Yahoo Finance Live’s Brian Cheung breaks down July Consumer Price Index (CPI) data.
BRAD SMITH: All right, now, let's bring in Yahoo Finance's Brian Cheung and Brooke DiPalma to take a closer look at these numbers with us. Perhaps first and foremost, Brian, when we think about the headline number here and what we're seeing in parts of this with the Fed, because that's the big decision going forward from here, what rate hikes might still look like from the Fed. And Powell, we've already heard that his concern is whether or not the effects of the policy decisions had actually been ingested by the economy. Does this start to show us a little bit of that?
BRIAN CHEUNG: Yeah, but let's take a step back and just kind of unpack the report as a whole again. Inflation, not just in the eye of the Federal Reserve but in the eye of the American people, cooling when you compare it to the June report at 8.5% on a year over year basis. That's how much prices grew in America.
On a month over month basis, actually it was essentially unchanged, which yes, it's good, that might be cooling. But look, 8.5% is still very high. And even when you remove those more volatile components of prices in America, like for example, food and energy, what they call the core CPI, that number came in at 5.9% on a year over year basis. Low-- lower than the headline but still high. Although, keep in mind, the Street actually expected 6.1% on a year over year basis in the month of July.

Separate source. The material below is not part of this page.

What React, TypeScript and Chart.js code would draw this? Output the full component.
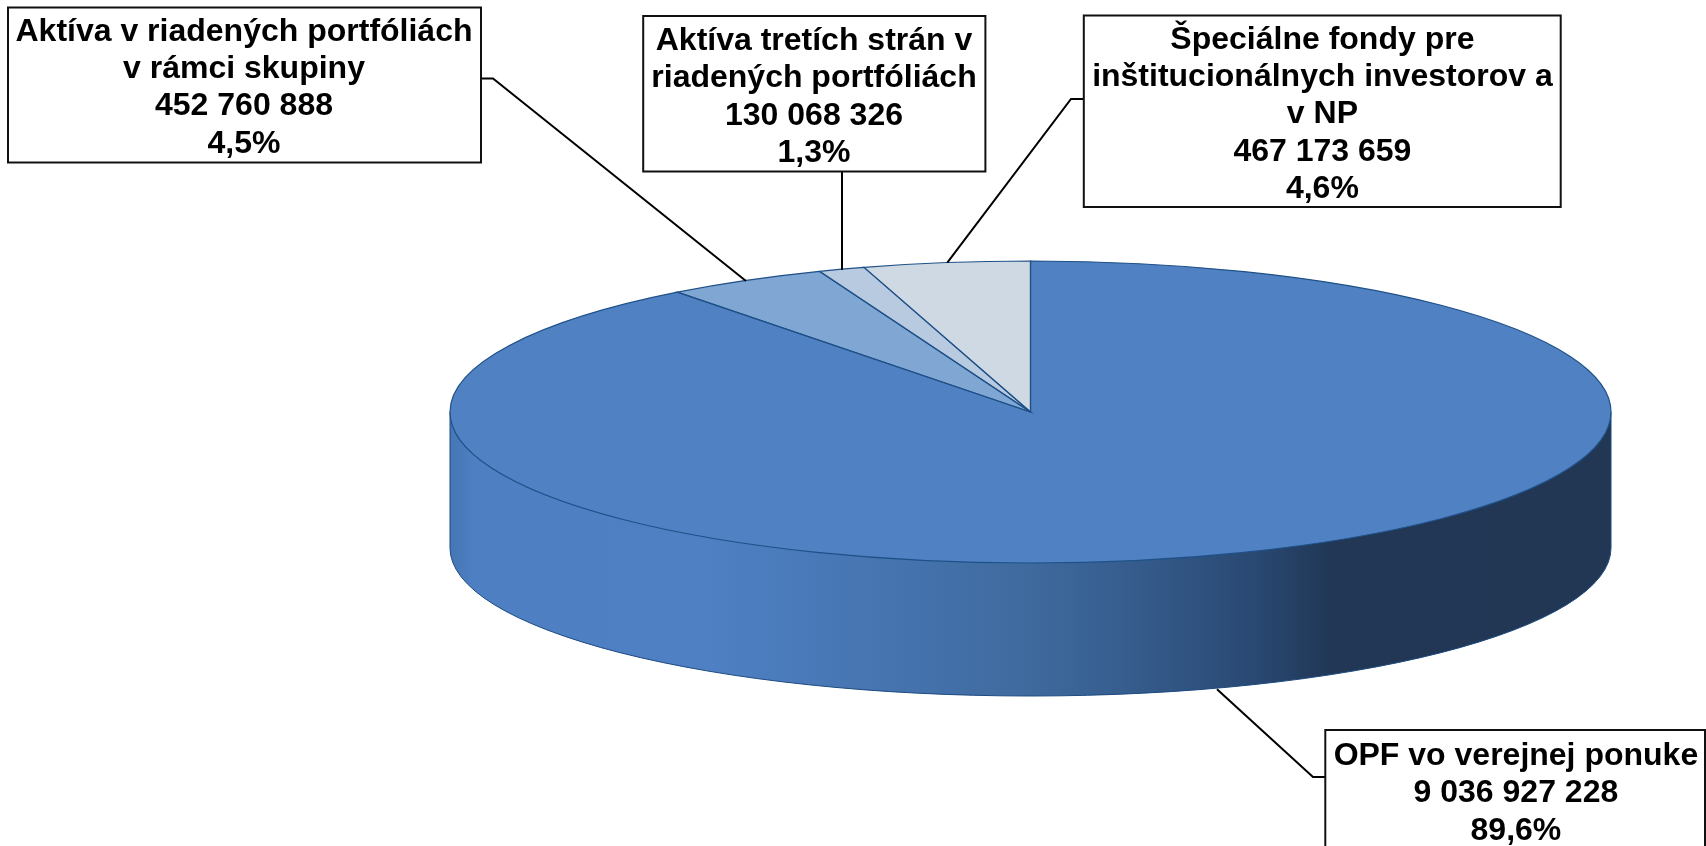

Now, when we unpack what's going on here, one big reason for a cooler report compared to June is because of a decline in energy prices. So again, when you take a look, for example, at gasoline down 7.7%. Fuel oil down 11%. A big reversal of what we saw earlier in the year into the early parts of the summer. Food, we're gonna to talk about that in a second, up 1.1% still though. That probably matches what Americans are feeling at the grocery store.
But look, a lot of the reopening travel plays declining a lot. Hotels and motels down 3%. Airline fares down almost 8%. Car and truck rentals down 9.5%. But rent and mortgages, those starting to bleed through into inflation as well. Not a positive story on that front, up 0.6% on a month over month basis. That's a very sticky component of inflation.
Things that got cheaper-- major appliances, clothing. Things that got more expensive-- new vehicles and alcohol. So again, a mixed report overall. But still, important to note that it's a cooling from June. That might be good for the Fed. Does it knock them off the path of more rate hikes?